Before this legal intervention was made, most Indians seemed to consider stalking a form of flirting, and that perception, unfortunately, still persists. Be it the legend of Lord Krishna dallying with gopikas or roadside romeos teasing their love interests (which is how romances in most Bollywood films began), stalking is considered to be just another harmless form of persuasion in the scheme of the great Indian romance.
In fact, when the anti-rape bill was being discussed and debated in Lok Sabha in 2013, quite a few lawmakers expressed their displeasure at the proposal of making stalking a punishable offence. JD(U) chief Sharad Yadav, with the pomp of a teenager who has just landed their first date, even said, "Who among us has not followed a girl?" In an atmosphere where the mildest criticism against competing parties has people banging their benches, the entire house burst out in laughter and chortled along.
Being irked by a stalker, as movies from different parts of India will still show you, ultimately leads a woman to succumbing to him. A notable exception, in this regard, is the Shah Rukh Khan-Juhi Chawla starrer Darr, which, as early as 1993, portrayed the stalker as psychologically disturbed person with the makings of a serial killer. One or both of these characteristics may be seen in all stalkers.

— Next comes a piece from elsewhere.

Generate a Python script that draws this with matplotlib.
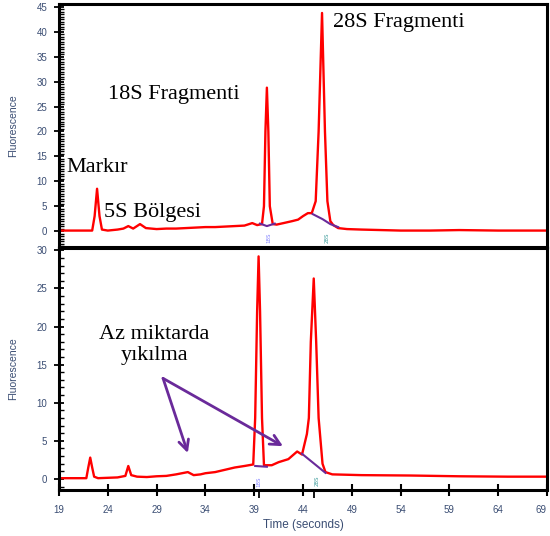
import matplotlib
matplotlib.use("Agg")
import matplotlib.pyplot as plt
from matplotlib.ticker import MultipleLocator, FixedLocator

# ---------------- data ----------------
top_t = [19.0, 22.4, 22.65, 22.9, 23.15, 23.4, 24.0, 25.0, 25.6, 26.1, 26.6, 27.3, 27.9,
         29.0, 30.0, 31.0, 32.0, 33.0, 34.0, 35.0, 36.0, 37.0, 38.0, 38.8, 39.3, 39.8,
         40.0, 40.15, 40.3, 40.45, 40.6, 40.9, 41.3, 42.0, 42.9, 43.5, 44.0, 44.5, 44.9,
         45.3, 45.6, 45.95, 46.25, 46.5, 46.8, 47.1, 47.6, 48.5, 50.0, 52.0, 54.0, 57.0,
         60.0, 64.0, 69.0]
top_v = [0.1, 0.1, 3.0, 8.5, 3.0, 0.3, 0.1, 0.3, 0.5, 1.0, 0.5, 1.4, 0.6,
         0.4, 0.5, 0.5, 0.6, 0.7, 0.8, 0.8, 0.9, 1.0, 1.1, 1.6, 1.2, 1.4,
         5.0, 20.0, 28.8, 20.0, 5.0, 1.4, 1.3, 1.6, 2.0, 2.3, 3.0, 3.6, 3.6,
         6.0, 20.0, 43.8, 20.0, 6.0, 2.0, 1.2, 0.6, 0.4, 0.3, 0.2, 0.1, 0.1,
         0.2, 0.1, 0.1]

bot_t = [19.0, 21.8, 22.0, 22.2, 22.4, 22.6, 23.0, 24.0, 25.0, 25.8, 26.1, 26.4, 27.0,
         28.0, 29.0, 30.0, 31.0, 32.2, 32.8, 33.5, 34.0, 35.0, 36.0, 37.0, 38.0, 38.9,
         39.1, 39.3, 39.45, 39.6, 39.8, 40.0, 40.8, 41.5, 42.5, 43.4, 43.9, 44.4, 44.6,
         44.8, 45.1, 45.35, 45.6, 46.0, 46.3, 47.0, 50.0, 55.0, 60.0, 65.0, 69.0]
bot_v = [0.1, 0.1, 1.5, 2.8, 1.5, 0.3, 0.1, 0.15, 0.2, 0.4, 1.7, 0.5, 0.3,
         0.25, 0.35, 0.4, 0.6, 0.9, 0.5, 0.6, 0.75, 0.9, 1.2, 1.5, 1.7, 1.9,
         8.0, 22.0, 29.2, 22.0, 8.0, 1.8, 1.8, 2.2, 2.6, 3.6, 3.2, 5.9, 8.0,
         18.0, 26.3, 18.0, 8.0, 2.0, 0.9, 0.6, 0.5, 0.45, 0.35, 0.3, 0.3]

# integration baselines (purple)
top_base18_t = [39.6, 40.3, 41.1]
top_base18_v = [1.5, 1.0, 1.5]
top_base28_t = [45.0, 46.0, 46.8, 47.6]
top_base28_v = [3.4, 2.4, 1.4, 0.8]
bot_base18_t = [39.1, 40.3]
bot_base18_v = [1.7, 1.6]
bot_base28_t = [43.9, 46.3]
bot_base28_v = [3.3, 0.8]

peak_times_bot = [39.45, 45.1]

x_ticks = [19, 24, 29, 34, 39, 44, 49, 54, 59, 64, 69]
top_yticks = [0, 5, 10, 15, 20, 25, 30, 35, 40, 45]
bot_yticks = [0, 5, 10, 15, 20, 25, 30]

# ---------------- figure ----------------
RED = "#ff0000"
PURPLE = "#6a2a9a"
TICKC = "#3a4d73"

fig = plt.figure(figsize=(5.5, 5.36), dpi=100)
ax1 = fig.add_axes([59/550, 1-247/536, 488/550, 243/536])
ax2 = fig.add_axes([59/550, 1-490/536, 488/550, 242/536])

for ax in (ax1, ax2):
    ax.set_xlim(19, 69)
    for s in ax.spines.values():
        s.set_linewidth(2.2)
        s.set_color("black")
    ax.tick_params(axis="y", which="major", direction="inout", length=7, width=1.3,
                   labelsize=7, labelcolor=TICKC, pad=5)
    ax.tick_params(axis="y", which="minor", direction="in", length=3.5, width=1.0)
    ax.set_ylabel("Fluorescence", fontsize=7.5, color=TICKC, family="Liberation Sans")

# top panel
ax1.plot(top_t, top_v, color=RED, lw=1.7, solid_joinstyle="round")
ax1.plot(top_base18_t, top_base18_v, color=PURPLE, lw=1.5)
ax1.plot(top_base28_t, top_base28_v, color=PURPLE, lw=1.5)
ax1.set_ylim(-3.2, 45.6)
ax1.yaxis.set_major_locator(FixedLocator(top_yticks))
ax1.yaxis.set_minor_locator(MultipleLocator(0.5))
ax1.set_xticks([])
ax1.yaxis.set_label_coords(-0.083, 0.5)
for lab in ax1.get_yticklabels():
    lab.set_family("Liberation Sans")
ax1.text(40.5, -0.3, "18S", rotation=90, fontsize=4, color="#8080ff", ha="center", va="top")
ax1.text(46.5, -0.3, "28S", rotation=90, fontsize=4, color="#3a9a9a", ha="center", va="top")

serif = dict(family="Liberation Serif", fontsize=16, color="black")
ax1.text(47.1, 41.9, "28S Fragmenti", ha="left", va="center", **serif)
ax1.text(24.0, 27.4, "18S Fragmenti", ha="left", va="center", **serif)
ax1.text(19.8, 12.8, "Markır", ha="left", va="center", **serif)
ax1.text(23.6, 3.7, "5S Bölgesi", ha="left", va="center", **serif)

# bottom panel
ax2.plot(bot_t, bot_v, color=RED, lw=1.7, solid_joinstyle="round")
ax2.plot(bot_base18_t, bot_base18_v, color=PURPLE, lw=1.5)
ax2.plot(bot_base28_t, bot_base28_v, color=PURPLE, lw=1.5)
ax2.set_ylim(-1.45, 30.3)
ax2.yaxis.set_major_locator(FixedLocator(bot_yticks))
ax2.yaxis.set_minor_locator(MultipleLocator(1))
ax2.set_xticks(x_ticks)
ax2.set_xticks(peak_times_bot, minor=True)
ax2.tick_params(axis="x", which="major", direction="inout", length=9, width=1.5,
                labelsize=7, labelcolor=TICKC, pad=6)
ax2.tick_params(axis="x", which="minor", direction="out", length=6, width=1.3)
for lab in ax2.get_xticklabels() + ax2.get_yticklabels():
    lab.set_family("Liberation Sans")
ax2.get_xticklabels()[-1].set_horizontalalignment("right")
ax2.set_xlabel("Time (seconds)", fontsize=8.5, color=TICKC, family="Liberation Sans", labelpad=3)
ax2.yaxis.set_label_coords(-0.083, 0.5)
ax2.text(39.45, 0.3, "18S", rotation=90, fontsize=4, color="#8080ff", ha="center", va="top")
ax2.text(45.4, 0.4, "28S", rotation=90, fontsize=4, color="#3a9a9a", ha="center", va="top")

ax2.text(28.8, 17.6, "Az miktarda\nyıkılma", ha="center", va="center",
         linespacing=1.15, **serif)
arrow = dict(arrowstyle="->", color=PURPLE, lw=2, mutation_scale=18, shrinkA=0, shrinkB=0)
ax2.annotate("", xy=(32.2, 3.4), xytext=(29.66, 13.2), arrowprops=arrow)
ax2.annotate("", xy=(41.95, 4.3), xytext=(29.66, 13.2), arrowprops=arrow)

fig.savefig("out.png", dpi=100)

A woman who complains of being stalked often becomes the subject of derision among her contemporaries, some of whom tend to view stalking as an innocuous activity, with the sort of indulgence reserved for a pesky child demanding constant attention. Unsurprisingly, some also think stalking is an expression of admiration, a form of flattery, and any adverse reaction to it is always an overreaction.

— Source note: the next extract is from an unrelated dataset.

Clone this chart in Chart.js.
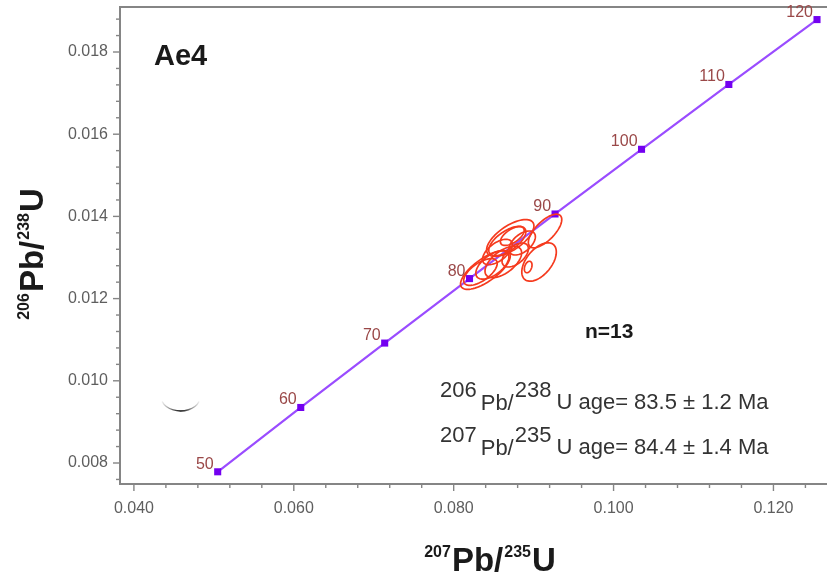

These presumptions, hesitations, doubts and diffidence should be put to rest by the daily stories of acid attack, physical and sexual assault, and other forms of violence perpetrated on women. But tragedies still do happen, people are given the benefit of the doubt, sometimes the danger isn't even real until it actually befalls the victim. It's important, nonetheless, to recognise stalking for what it is and the stalker as who they are. Here's a quick checklist, by no means exhaustive, for what qualifies as stalking, even if it may not seem so.
Stalking is intimidation of a person by following them closely in real life or by tracking their activities online. The moment flattery, persuasion or flirtation crosses over into a zone of discomfort for one of the parties involved, the act may be seen as unwanted attention, or stalking. More so, if it becomes persistent and continues regardless of being expressly forbidden to do so.
An ex-lover or an admirer, who is a relative stranger, plying you with attention is not a matter of joke, however pathetic it may seem or make you enjoy the power you have over them for the moment. Treat such behaviour with utmost seriousness and do everything you can to put an end to it as soon as possible. It's easier to stand up against a stranger than an ex, but one may not be necessarily less worrying than the other as a stalker.
Confront the stalker, make their ways known to your family and friends. The shame is on the stalker, not on the person who is being stalked. Women, especially in India, are frequently held to be the cause of stalking if they have been on friendly terms with a man once. The man may accuse the woman of leading him on or threaten to do some harm unto himself to blackmail her into accepting his terms. The problem, in such cases, lies with the man.
Stalking, like most forms of emotional trauma, violates the idea of consent that is at the heart of equitable human relations. It should be opposed and condemned in no uncertain terms.